George Ballantyne is a seasoned and well-respected authority on “what sells and what doesn’t sell. ”
He has spent many years marketing high-end Maine properties. Those of you who routinely read my blogs will recall that recently wrote a blog on this same subject explaining how the housing supply inventory creates either a seller’s or buyer’s market… which directly impacts the behavior of buyers.
Markets are very efficient. Competitively-priced properties sell. Overpriced properties remain on the market indefinitely.
Buyers compete for competitively-priced properties. It’s more likely buyers will bid over listing price to secure a property than submit a low offer on an overpriced listing. We want, what others want. Scarcity creates demand and vice versa.
Stubborn testing the market is a very expensive choice of marketing. Testing means looking for a buyer who will pay more than “market value”. You can spend a lot of time (days on market and several price revisions) looking for a buyer who will pay more than market value. It is possible that you may never find one!
In an Internet-driven world you can often determine “market value” in days or months. The print driven world (magazines and newspapers) required months or years to reach a comparable number of buyers.
In each market and price range, there is a measurable bracket between listing and selling price that will stimulate interest. Stated differently, if the difference between listing and selling price is too great, no offers will be submitted. This is readily-apparent when one sees all the For Sale signs that are fading with age on so many properties.
There is seldom a relationship between the current owners cost and market value.
…A difficult concept even for the most financially sophisticated.
We want what others want. A competitively-priced property attracts buyers like a magnet. You do not need to leave room for negotiation. When there’s competition, buyers may bid the property above asking price.
What a seller needs to net or what a buyer can afford to pay, does not equal market value!

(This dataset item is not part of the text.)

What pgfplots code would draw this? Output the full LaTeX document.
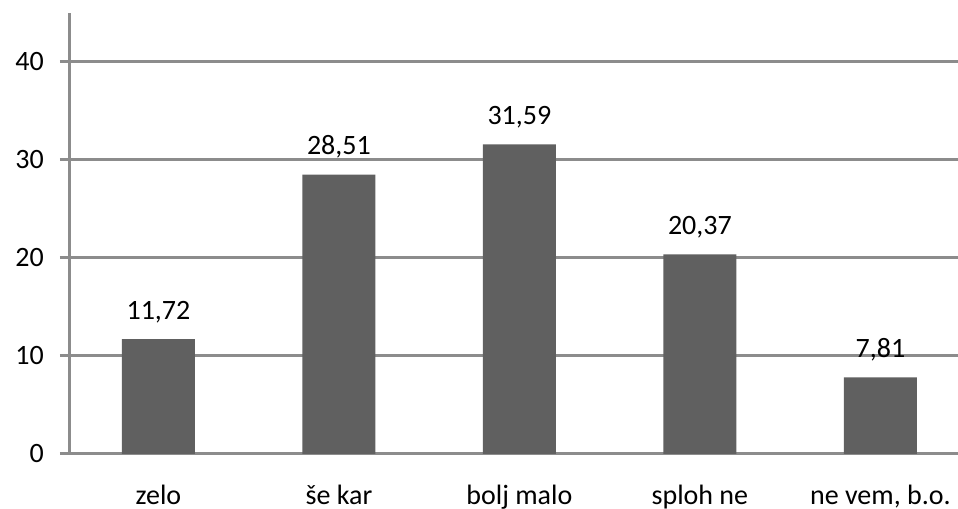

Buyers want to be surrounded by properties of comparable or greater value. If their plans change, they wish assurance they will be able to sell. There is a lot of heartburn for seller’s trying to sell their property for less than they paid for it… or worst, less than what remains on their mortgage.
Buyers pay attention to competitively-priced properties. Cooperating brokers focus their efforts, where they anticipate there will be a sale. When the distance between listing and selling price is more than 10%- 15%, it’s hard to get the attention of both buyers and brokers.
Each price revision creates the expectation that there may be another. Each time the property is “introduced” at a new price, there is an expectation of increased activity. Based on a statistical analysis, there is little activity until the “last” price is within 10% of the selling price.